I currently have Caleb Carr’s well-received book The Lessons of Terror checked out from the library in both print and audio formats, so I can give this text the attention that it deserves. I hesitate to comment before making my way entirely through it once, but I am struck by the way Carr repeats received treatments of certain historical events, and his readiness to say that terror never succeeds without considering the crucial question of what exactly is to be called terror and what exactly constitutes success. For example, Carr writes of the settlement of World War I that, “Germany would be so brutalized by the terms of the peace that it would seek violent redress as soon as it was able” (p. 167). While this is the commonly accepted estimate of the Treaty of Versailles, the fascinating book Paris 1919: Six Months that Changed the World argues against this, and I think makes the case convincingly. Carr also seems to accept the South’s account of Sherman’s March to the Sea, though Sherman’s own account, while readily admitting to a devastation of infrastructure, comes nowhere near admitting acts of terrorism as the term is usually understood. It can’t even be compared to Germany’s occupation of Belgium during World War I, with the Germany policy of reprisals against civilians that was pursued at the time. Carr also has a throw-away line on Roman “overall decadence” (p. 29) without bothering to explain what he means by this. Some are tolerant of history that plays to our facile assumptions; I would much rather have a history that challenges my assumptions. As for what constitutes the “success” of a campaign of terror, the philosophy of history demonstrates to us that new outcomes of contemporary history are always revising our interpretation of earlier historical events.

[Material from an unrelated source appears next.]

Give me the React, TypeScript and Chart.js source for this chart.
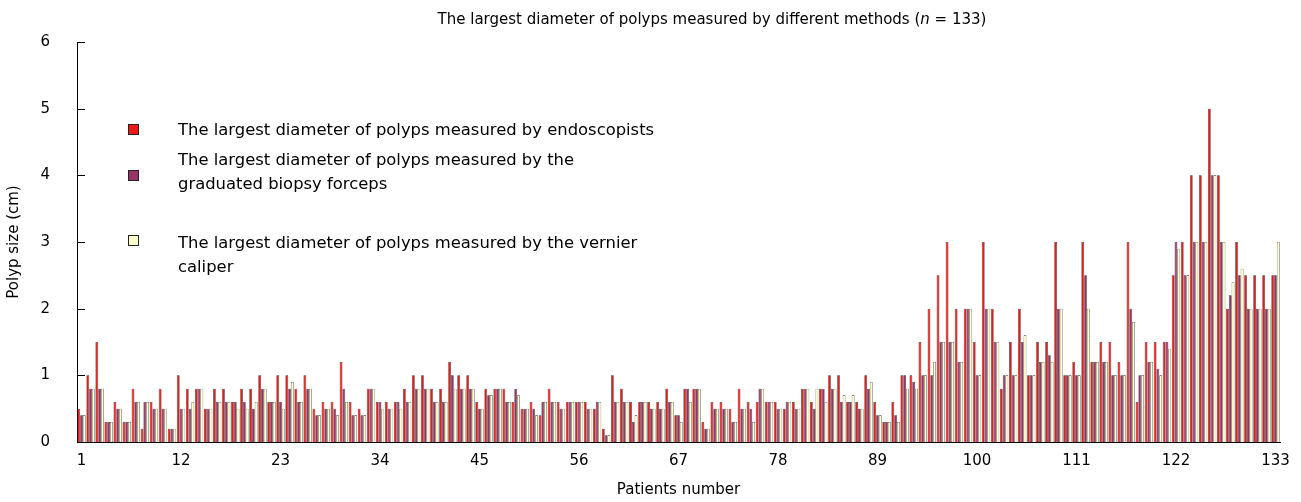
import React, { useEffect, useRef } from "react";
import { Chart, registerables } from "chart.js";

Chart.register(...registerables);

const patients: string[] = Array.from({ length: 133 }, (_, i) => String(i + 1));
const xTickLabels: string[] = ["1", "12", "23", "34", "45", "56", "67", "78", "89", "100", "111", "122", "133"];
const yTicks: number[] = [0, 1, 2, 3, 4, 5, 6];

const endoscopists: number[] = [
  0.5, 1.0, 1.5, 0.3, 0.6, 0.3, 0.8, 0.2, 0.6, 0.8,
  0.2, 1.0, 0.8, 0.8, 0.5, 0.8, 0.8, 0.6, 0.8, 0.8,
  1.0, 0.6, 1.0, 1.0, 0.8, 1.0, 0.5, 0.6, 0.6, 1.2,
  0.6, 0.5, 0.8, 0.6, 0.6, 0.6, 0.8, 1.0, 1.0, 0.8,
  0.8, 1.2, 1.0, 1.0, 0.6, 0.8, 0.8, 0.8, 0.6, 0.5,
  0.6, 0.4, 0.8, 0.6, 0.6, 0.6, 0.6, 0.5, 0.2, 1.0,
  0.8, 0.6, 0.6, 0.6, 0.6, 0.8, 0.4, 0.8, 0.8, 0.3,
  0.6, 0.6, 0.5, 0.8, 0.6, 0.6, 0.6, 0.6, 0.5, 0.6,
  0.8, 0.6, 0.8, 1.0, 1.0, 0.6, 0.6, 1.0, 0.6, 0.3,
  0.6, 1.0, 1.0, 1.5, 2.0, 2.5, 3.0, 2.0, 2.0, 1.5,
  3.0, 2.0, 0.8, 1.5, 2.0, 1.0, 1.5, 1.5, 3.0, 1.0,
  1.2, 3.0, 1.2, 1.5, 1.5, 1.2, 3.0, 0.6, 1.5, 1.5,
  1.5, 2.5, 3.0, 4.0, 4.0, 5.0, 4.0, 2.0, 3.0, 2.5,
  2.5, 2.5, 2.5,
];

const forceps: number[] = [
  0.4, 0.8, 0.8, 0.3, 0.5, 0.3, 0.6, 0.6, 0.5, 0.5,
  0.2, 0.5, 0.5, 0.8, 0.5, 0.6, 0.6, 0.6, 0.6, 0.5,
  0.8, 0.6, 0.6, 0.8, 0.6, 0.8, 0.4, 0.5, 0.5, 0.8,
  0.4, 0.4, 0.8, 0.6, 0.5, 0.6, 0.6, 0.8, 0.8, 0.6,
  0.6, 1.0, 0.8, 0.8, 0.5, 0.7, 0.8, 0.6, 0.8, 0.5,
  0.5, 0.6, 0.6, 0.5, 0.6, 0.6, 0.5, 0.6, 0.1, 0.6,
  0.6, 0.3, 0.6, 0.5, 0.5, 0.6, 0.4, 0.8, 0.8, 0.2,
  0.5, 0.5, 0.3, 0.5, 0.5, 0.8, 0.6, 0.5, 0.6, 0.5,
  0.8, 0.5, 0.8, 0.8, 0.6, 0.6, 0.5, 0.8, 0.4, 0.3,
  0.4, 1.0, 0.9, 1.0, 1.0, 1.5, 1.5, 1.2, 2.0, 1.0,
  2.0, 1.5, 1.0, 1.0, 1.5, 1.0, 1.2, 1.3, 2.0, 1.0,
  1.0, 2.5, 1.2, 1.2, 1.0, 1.0, 2.0, 1.0, 1.2, 1.1,
  1.5, 3.0, 2.5, 3.0, 3.0, 4.0, 3.0, 2.2, 2.5, 2.0,
  2.0, 2.0, 2.5,
];

const caliper: number[] = [
  0.4, 0.8, 0.8, 0.3, 0.5, 0.3, 0.6, 0.6, 0.5, 0.5,
  0.2, 0.5, 0.6, 0.8, 0.5, 0.6, 0.6, 0.5, 0.5, 0.6,
  0.8, 0.6, 0.5, 0.9, 0.6, 0.8, 0.4, 0.5, 0.4, 0.6,
  0.4, 0.4, 0.8, 0.5, 0.5, 0.5, 0.6, 0.8, 0.8, 0.6,
  0.6, 0.8, 0.8, 0.8, 0.5, 0.7, 0.8, 0.6, 0.7, 0.5,
  0.4, 0.6, 0.6, 0.5, 0.6, 0.6, 0.5, 0.6, 0.1, 0.6,
  0.6, 0.4, 0.6, 0.5, 0.5, 0.6, 0.3, 0.6, 0.8, 0.2,
  0.5, 0.5, 0.3, 0.5, 0.3, 0.8, 0.6, 0.5, 0.6, 0.5,
  0.8, 0.8, 0.6, 0.8, 0.7, 0.7, 0.5, 0.9, 0.4, 0.3,
  0.3, 0.8, 0.8, 1.0, 1.2, 1.5, 1.5, 1.2, 2.0, 1.0,
  2.0, 1.5, 1.0, 1.0, 1.6, 1.0, 1.2, 1.2, 2.0, 1.0,
  1.0, 2.0, 1.2, 1.2, 1.0, 1.0, 1.8, 1.0, 1.2, 1.0,
  1.4, 2.9, 2.5, 3.0, 3.0, 4.0, 3.0, 2.4, 2.6, 2.0,
  2.0, 2.0, 3.0,
];

const seriesNames: string[] = [
  "The largest diameter of polyps measured by endoscopists",
  "The largest diameter of polyps measured by the graduated biopsy forceps",
  "The largest diameter of polyps measured by the vernier caliper",
];
const seriesColors: string[] = ["#ec1a16", "#993366", "#ffffcc"];

const FONT = "'DejaVu Sans', Verdana, sans-serif";

const inwardTicks = {
  id: "inwardTicks",
  afterDraw(chart: any) {
    const ctx = chart.ctx;
    const y = chart.scales.y;
    const left = chart.chartArea.left;
    ctx.save();
    ctx.strokeStyle = "#000";
    ctx.lineWidth = 1;
    y.ticks.forEach((t: any) => {
      const py = Math.round(y.getPixelForValue(t.value)) + 0.5;
      ctx.beginPath();
      ctx.moveTo(left, py);
      ctx.lineTo(left + 8, py);
      ctx.stroke();
    });
    ctx.restore();
  },
};

export default function App() {
  const ref = useRef<HTMLCanvasElement | null>(null);

  useEffect(() => {
    document.body.style.margin = "0";
    if (!ref.current) return;
    const mk = (i: number, data: number[]) => ({
      label: seriesNames[i],
      data,
      backgroundColor: seriesColors[i],
      borderColor: "#2a2a2a",
      borderWidth: 0.6,
      categoryPercentage: 0.92,
      barPercentage: 1.0,
    });
    const chart = new Chart(ref.current, {
      type: "bar",
      data: {
        labels: patients,
        datasets: [mk(0, endoscopists), mk(1, forceps), mk(2, caliper)],
      },
      options: {
        responsive: false,
        animation: false,
        layout: { padding: { left: 0, right: 21, top: 42, bottom: 0 } },
        plugins: {
          legend: { display: false },
          tooltip: { enabled: false },
          title: { display: false },
        },
        scales: {
          x: {
            grid: { display: false, drawTicks: false },
            border: { display: true, color: "#000", width: 1 },
            ticks: {
              autoSkip: false,
              maxRotation: 0,
              minRotation: 0,
              padding: 10,
              color: "#000",
              font: { family: FONT, size: 15 },
              callback: (_v: any, idx: number) =>
                xTickLabels.includes(patients[idx]) ? patients[idx] : "",
            },
            title: {
              display: true,
              text: "Patients number",
              color: "#000",
              font: { family: FONT, size: 15 },
              padding: { top: 0, bottom: 3 },
            },
            afterFit: (s: any) => {
              s.height = 60;
            },
          },
          y: {
            min: 0,
            max: 6,
            afterBuildTicks: (s: any) => {
              s.ticks = yTicks.map((v) => ({ value: v }));
            },
            grid: { display: false, drawTicks: false },
            border: { display: true, color: "#000", width: 1 },
            ticks: {
              padding: 27,
              color: "#000",
              font: { family: FONT, size: 15 },
            },
            title: {
              display: true,
              text: "Polyp size (cm)",
              color: "#000",
              font: { family: FONT, size: 15 },
              padding: { top: 5, bottom: 0 },
            },
            afterFit: (s: any) => {
              s.width = 77;
            },
          },
        },
      },
      plugins: [inwardTicks],
    });
    return () => chart.destroy();
  }, []);

  const sq = (c: string, top: number) => (
    <div
      style={{
        position: "absolute",
        left: 128,
        top,
        width: 9,
        height: 9,
        background: c,
        border: "1px solid #222",
      }}
    />
  );
  const txt = (top: number, lines: string[]) => (
    <div
      style={{
        position: "absolute",
        left: 178,
        top,
        fontFamily: FONT,
        fontSize: 16.4,
        lineHeight: "24px",
        color: "#000",
        whiteSpace: "nowrap",
      }}
    >
      {lines.map((l, i) => (
        <div key={i}>{l}</div>
      ))}
    </div>
  );

  return (
    <div style={{ position: "relative", width: 1301, height: 502, background: "#fff" }}>
      <canvas ref={ref} width={1301} height={502} style={{ display: "block" }} />
      <div
        style={{
          position: "absolute",
          left: 712,
          top: 10,
          transform: "translateX(-50%)",
          fontFamily: FONT,
          fontSize: 15,
          whiteSpace: "nowrap",
          color: "#000",
        }}
      >
        The largest diameter of polyps measured by different methods (<i>n</i> = 133)
      </div>
      {sq(seriesColors[0], 124)}
      {sq(seriesColors[1], 170)}
      {sq(seriesColors[2], 235)}
      {txt(118, ["The largest diameter of polyps measured by endoscopists"])}
      {txt(148, ["The largest diameter of polyps measured by the", "graduated biopsy forceps"])}
      {txt(231, ["The largest diameter of polyps measured by the vernier", "caliper"])}
    </div>
  );
}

For an example of how later developments shape revised perceptions of historical success, the CIA-sponsored coup against Mossadeq in Iran was considered a “success” until the Iranian revolution of 1979 showed how the Shah’s “terror” (were the Shah’s secret police “terrorists”, or were they legitimately pursuing “terrorists”?) inspired elements in Iranian society to overturn that “success” and install a government more hostile to US interests than ever before (also, by the way, creating the vanguard of revolutionary Islam). Thus in the ancient world, it was thought necessary to call no man happy until he had died (the subject of many ancient legends, and an indication of the wisdom achieved by the Classical world). Similarly, we can account no civilization as “successful” until it has come to its natural end (in which case its “success” must not include its continuing historical viability). More generally, we must count no action and its consequences a success until the historical context of which it is a part has come to its natural end. This latter formulation is a less exacting and universal than the immediately previous formulation in terms of civilizations, but it is of much greater complexity and cannot be counted a practical guide to action (even in terms of historical illustration) without significant expansion, elucidation, and clarification (and of this, more at some later date).